- **WORK REQUIRED**
Retype nothing except the lines below from the one with "Convert this chart to matplotlib code." through the one with "4900, 5000]", exactly, with images left out.

**** INFORMATION PROVIDED

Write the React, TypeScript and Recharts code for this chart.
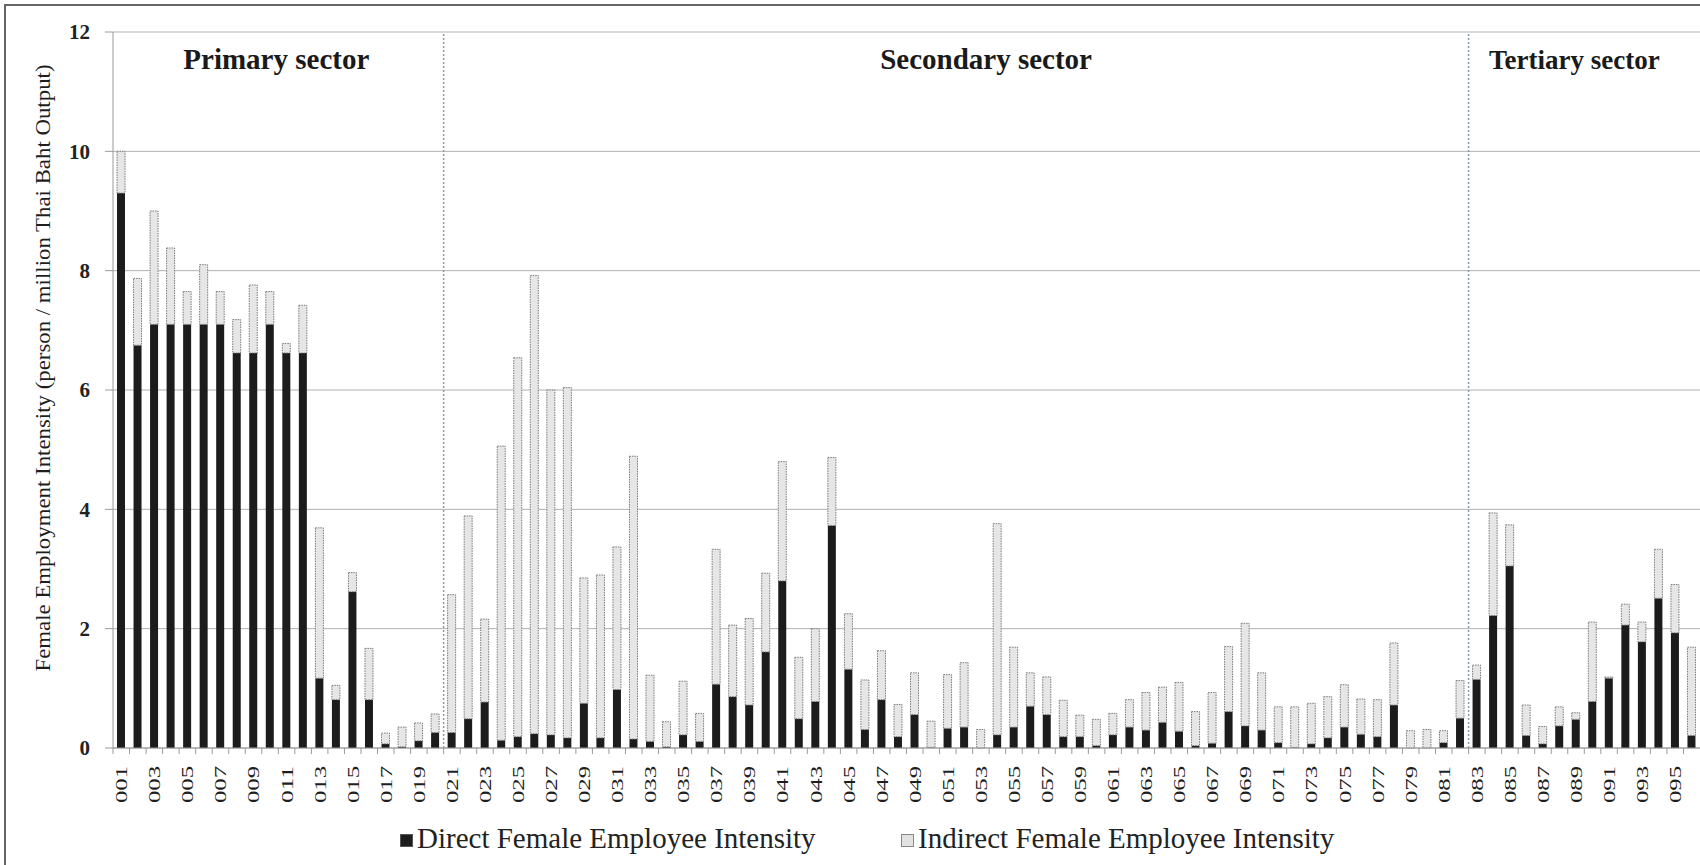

********
**** INFORMATION PROVIDED

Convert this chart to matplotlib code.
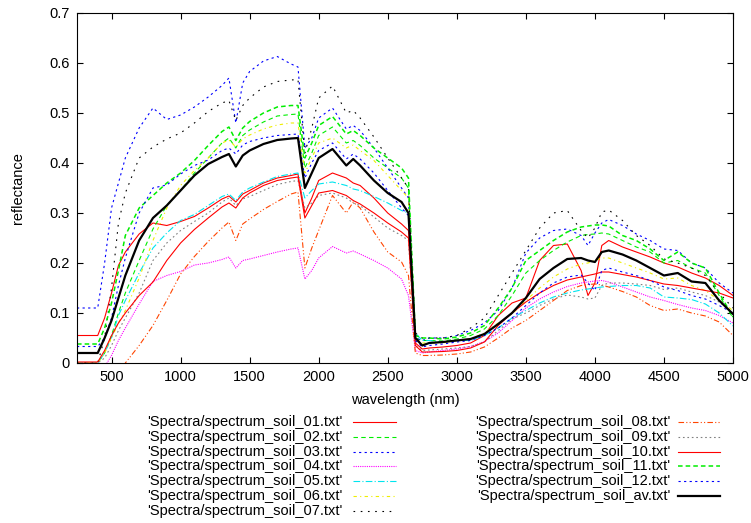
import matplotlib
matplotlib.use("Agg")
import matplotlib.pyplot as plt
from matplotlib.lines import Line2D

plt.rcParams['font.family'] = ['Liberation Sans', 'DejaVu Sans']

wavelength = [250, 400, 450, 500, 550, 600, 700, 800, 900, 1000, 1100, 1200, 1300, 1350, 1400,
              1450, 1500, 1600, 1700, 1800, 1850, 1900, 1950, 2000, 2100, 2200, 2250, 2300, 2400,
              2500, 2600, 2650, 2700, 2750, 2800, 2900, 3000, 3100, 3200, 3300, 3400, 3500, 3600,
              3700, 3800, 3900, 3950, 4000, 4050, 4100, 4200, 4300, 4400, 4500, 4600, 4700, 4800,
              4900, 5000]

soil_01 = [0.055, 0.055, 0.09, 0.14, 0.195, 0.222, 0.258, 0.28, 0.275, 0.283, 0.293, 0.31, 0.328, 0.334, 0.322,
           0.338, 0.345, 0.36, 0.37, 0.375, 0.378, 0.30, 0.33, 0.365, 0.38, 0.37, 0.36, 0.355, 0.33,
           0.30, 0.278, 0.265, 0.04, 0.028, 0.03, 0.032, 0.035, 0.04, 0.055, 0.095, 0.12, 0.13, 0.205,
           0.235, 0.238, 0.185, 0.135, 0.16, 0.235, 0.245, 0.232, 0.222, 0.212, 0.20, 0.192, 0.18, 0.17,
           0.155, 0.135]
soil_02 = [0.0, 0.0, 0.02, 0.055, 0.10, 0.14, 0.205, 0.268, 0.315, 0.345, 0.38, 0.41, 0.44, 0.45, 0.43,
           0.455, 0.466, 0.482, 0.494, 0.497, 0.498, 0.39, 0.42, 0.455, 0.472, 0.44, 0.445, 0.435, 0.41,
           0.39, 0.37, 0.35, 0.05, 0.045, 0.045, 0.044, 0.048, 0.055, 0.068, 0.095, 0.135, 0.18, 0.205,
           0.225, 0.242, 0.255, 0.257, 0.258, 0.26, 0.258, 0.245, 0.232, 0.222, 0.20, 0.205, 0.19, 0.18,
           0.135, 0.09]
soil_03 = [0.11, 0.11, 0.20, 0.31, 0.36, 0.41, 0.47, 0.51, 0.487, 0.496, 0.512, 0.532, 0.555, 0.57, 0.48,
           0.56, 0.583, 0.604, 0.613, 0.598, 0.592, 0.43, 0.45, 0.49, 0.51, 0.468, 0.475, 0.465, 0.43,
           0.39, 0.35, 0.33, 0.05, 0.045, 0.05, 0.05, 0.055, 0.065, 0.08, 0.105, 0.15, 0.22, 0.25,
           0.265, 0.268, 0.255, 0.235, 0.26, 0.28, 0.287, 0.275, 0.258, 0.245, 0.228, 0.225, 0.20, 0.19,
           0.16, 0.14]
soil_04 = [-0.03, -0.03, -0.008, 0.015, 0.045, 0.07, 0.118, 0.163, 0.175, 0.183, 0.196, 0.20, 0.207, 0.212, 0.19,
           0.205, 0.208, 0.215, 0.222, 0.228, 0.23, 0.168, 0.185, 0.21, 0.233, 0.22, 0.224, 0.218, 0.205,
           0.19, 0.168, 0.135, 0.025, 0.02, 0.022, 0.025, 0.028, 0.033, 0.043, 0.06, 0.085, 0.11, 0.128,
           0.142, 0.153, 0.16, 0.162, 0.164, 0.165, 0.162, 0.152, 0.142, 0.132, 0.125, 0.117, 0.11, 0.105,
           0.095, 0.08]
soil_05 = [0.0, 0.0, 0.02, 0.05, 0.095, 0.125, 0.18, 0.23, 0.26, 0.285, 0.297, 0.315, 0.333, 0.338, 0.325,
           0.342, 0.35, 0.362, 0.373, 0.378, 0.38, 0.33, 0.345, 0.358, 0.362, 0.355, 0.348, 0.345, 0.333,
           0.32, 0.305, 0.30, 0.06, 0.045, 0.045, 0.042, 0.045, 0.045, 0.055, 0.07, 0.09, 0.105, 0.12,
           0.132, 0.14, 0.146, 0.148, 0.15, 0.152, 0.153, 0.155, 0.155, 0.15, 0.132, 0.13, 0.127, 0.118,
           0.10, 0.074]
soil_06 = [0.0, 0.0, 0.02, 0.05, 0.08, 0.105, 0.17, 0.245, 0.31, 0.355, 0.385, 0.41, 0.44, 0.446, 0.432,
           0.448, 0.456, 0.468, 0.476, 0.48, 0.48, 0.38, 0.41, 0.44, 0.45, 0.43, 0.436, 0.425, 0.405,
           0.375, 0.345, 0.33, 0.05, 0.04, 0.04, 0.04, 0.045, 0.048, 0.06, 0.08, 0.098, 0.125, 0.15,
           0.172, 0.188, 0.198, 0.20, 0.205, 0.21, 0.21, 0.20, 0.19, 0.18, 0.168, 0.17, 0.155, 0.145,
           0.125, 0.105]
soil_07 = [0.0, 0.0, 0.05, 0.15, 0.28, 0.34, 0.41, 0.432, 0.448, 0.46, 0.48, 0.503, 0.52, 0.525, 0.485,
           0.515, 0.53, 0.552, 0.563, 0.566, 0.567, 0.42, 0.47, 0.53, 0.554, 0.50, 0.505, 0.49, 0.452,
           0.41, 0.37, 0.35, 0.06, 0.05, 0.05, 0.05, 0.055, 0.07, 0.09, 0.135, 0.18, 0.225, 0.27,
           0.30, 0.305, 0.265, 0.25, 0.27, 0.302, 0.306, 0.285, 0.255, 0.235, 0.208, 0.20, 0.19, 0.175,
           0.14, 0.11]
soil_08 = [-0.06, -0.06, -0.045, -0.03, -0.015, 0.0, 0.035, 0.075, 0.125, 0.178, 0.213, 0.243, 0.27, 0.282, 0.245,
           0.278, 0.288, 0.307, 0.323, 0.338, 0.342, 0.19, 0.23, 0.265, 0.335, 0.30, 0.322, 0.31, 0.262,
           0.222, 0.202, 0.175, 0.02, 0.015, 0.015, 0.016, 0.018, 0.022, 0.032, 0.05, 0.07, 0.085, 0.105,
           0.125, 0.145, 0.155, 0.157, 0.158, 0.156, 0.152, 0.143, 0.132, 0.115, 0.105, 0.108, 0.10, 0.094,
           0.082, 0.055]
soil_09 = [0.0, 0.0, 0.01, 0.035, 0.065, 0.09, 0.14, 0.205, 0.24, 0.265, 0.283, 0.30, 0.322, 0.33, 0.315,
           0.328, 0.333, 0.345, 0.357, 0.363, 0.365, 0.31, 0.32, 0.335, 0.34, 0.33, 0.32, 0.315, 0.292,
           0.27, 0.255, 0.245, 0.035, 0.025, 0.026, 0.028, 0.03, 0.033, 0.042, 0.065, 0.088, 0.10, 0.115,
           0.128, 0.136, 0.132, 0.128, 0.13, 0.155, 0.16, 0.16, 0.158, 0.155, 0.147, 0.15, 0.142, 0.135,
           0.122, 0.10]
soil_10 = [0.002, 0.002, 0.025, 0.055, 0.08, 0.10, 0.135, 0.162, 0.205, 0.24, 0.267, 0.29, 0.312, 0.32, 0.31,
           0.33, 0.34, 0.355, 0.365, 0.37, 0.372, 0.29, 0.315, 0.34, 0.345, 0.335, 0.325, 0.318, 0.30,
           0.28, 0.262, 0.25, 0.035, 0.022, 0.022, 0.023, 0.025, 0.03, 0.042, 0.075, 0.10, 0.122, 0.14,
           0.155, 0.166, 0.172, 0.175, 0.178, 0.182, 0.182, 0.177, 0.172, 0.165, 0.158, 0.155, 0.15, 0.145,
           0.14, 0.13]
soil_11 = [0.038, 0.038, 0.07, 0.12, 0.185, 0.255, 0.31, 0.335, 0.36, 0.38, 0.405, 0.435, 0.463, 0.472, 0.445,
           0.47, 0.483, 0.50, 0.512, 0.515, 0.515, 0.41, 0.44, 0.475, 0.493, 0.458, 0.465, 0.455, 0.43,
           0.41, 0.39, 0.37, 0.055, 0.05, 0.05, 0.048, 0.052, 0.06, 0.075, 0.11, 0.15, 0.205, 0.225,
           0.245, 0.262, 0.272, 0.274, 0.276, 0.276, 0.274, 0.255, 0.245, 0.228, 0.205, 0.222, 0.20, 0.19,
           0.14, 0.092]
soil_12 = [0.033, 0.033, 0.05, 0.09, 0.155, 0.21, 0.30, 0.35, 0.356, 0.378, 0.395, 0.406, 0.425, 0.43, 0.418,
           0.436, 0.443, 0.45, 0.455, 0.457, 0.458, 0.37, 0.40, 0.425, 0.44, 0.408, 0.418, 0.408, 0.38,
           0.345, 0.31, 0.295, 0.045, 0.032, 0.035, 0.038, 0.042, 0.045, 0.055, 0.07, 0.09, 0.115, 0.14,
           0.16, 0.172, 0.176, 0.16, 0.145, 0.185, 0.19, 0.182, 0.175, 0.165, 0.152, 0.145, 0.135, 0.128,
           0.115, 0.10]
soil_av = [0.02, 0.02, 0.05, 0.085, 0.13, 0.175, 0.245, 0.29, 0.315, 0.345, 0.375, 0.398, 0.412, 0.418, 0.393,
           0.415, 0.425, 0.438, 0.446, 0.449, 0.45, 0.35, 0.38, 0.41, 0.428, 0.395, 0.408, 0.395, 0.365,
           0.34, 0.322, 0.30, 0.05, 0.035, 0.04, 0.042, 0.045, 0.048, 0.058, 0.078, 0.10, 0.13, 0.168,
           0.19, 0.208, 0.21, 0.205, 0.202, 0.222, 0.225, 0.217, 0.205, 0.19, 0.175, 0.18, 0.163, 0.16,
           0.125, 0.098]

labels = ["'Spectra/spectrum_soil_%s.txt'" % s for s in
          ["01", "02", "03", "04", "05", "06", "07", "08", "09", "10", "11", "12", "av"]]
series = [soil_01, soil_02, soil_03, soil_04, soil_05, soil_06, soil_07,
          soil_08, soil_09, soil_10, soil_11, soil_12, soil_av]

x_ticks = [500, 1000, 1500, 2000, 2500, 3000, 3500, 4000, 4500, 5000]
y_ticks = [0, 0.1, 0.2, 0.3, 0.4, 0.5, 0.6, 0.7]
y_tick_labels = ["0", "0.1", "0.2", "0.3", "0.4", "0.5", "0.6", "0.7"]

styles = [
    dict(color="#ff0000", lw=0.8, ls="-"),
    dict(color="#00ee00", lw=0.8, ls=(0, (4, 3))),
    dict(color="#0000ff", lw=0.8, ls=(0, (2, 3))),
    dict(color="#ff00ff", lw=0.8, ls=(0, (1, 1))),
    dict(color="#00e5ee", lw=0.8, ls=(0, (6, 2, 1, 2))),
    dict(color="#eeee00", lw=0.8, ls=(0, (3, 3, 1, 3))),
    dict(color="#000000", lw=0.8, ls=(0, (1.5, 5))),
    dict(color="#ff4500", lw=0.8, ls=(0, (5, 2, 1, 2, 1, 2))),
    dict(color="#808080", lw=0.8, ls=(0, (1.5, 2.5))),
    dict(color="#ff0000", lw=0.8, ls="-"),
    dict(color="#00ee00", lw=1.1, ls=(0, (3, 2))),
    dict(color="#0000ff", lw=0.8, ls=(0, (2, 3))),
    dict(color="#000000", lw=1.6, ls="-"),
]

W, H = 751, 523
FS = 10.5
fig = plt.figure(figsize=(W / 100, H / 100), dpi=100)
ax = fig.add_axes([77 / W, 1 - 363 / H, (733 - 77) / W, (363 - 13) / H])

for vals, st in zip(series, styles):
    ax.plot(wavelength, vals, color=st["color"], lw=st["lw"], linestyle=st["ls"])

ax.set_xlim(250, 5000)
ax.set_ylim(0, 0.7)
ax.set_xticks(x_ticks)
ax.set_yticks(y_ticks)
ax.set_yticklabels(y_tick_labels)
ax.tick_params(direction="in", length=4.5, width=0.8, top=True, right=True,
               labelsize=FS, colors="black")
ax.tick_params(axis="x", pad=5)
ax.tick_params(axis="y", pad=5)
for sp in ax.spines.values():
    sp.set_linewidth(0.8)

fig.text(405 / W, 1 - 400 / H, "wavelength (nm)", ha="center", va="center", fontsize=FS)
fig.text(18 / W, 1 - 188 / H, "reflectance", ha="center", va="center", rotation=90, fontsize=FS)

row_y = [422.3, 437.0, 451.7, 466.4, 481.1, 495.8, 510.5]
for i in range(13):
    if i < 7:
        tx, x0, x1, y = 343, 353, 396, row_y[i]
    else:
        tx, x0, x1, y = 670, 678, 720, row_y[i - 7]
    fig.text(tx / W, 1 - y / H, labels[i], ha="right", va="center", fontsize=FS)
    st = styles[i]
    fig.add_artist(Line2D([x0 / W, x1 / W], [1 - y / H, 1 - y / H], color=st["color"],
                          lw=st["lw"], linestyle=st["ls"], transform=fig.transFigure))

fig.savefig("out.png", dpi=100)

********

- **COMPLETE OUTPUT**
Convert this chart to matplotlib code.
import matplotlib
matplotlib.use("Agg")
import matplotlib.pyplot as plt
from matplotlib.lines import Line2D

plt.rcParams['font.family'] = ['Liberation Sans', 'DejaVu Sans']

wavelength = [250, 400, 450, 500, 550, 600, 700, 800, 900, 1000, 1100, 1200, 1300, 1350, 1400,
              1450, 1500, 1600, 1700, 1800, 1850, 1900, 1950, 2000, 2100, 2200, 2250, 2300, 2400,
              2500, 2600, 2650, 2700, 2750, 2800, 2900, 3000, 3100, 3200, 3300, 3400, 3500, 3600,
              3700, 3800, 3900, 3950, 4000, 4050, 4100, 4200, 4300, 4400, 4500, 4600, 4700, 4800,
              4900, 5000]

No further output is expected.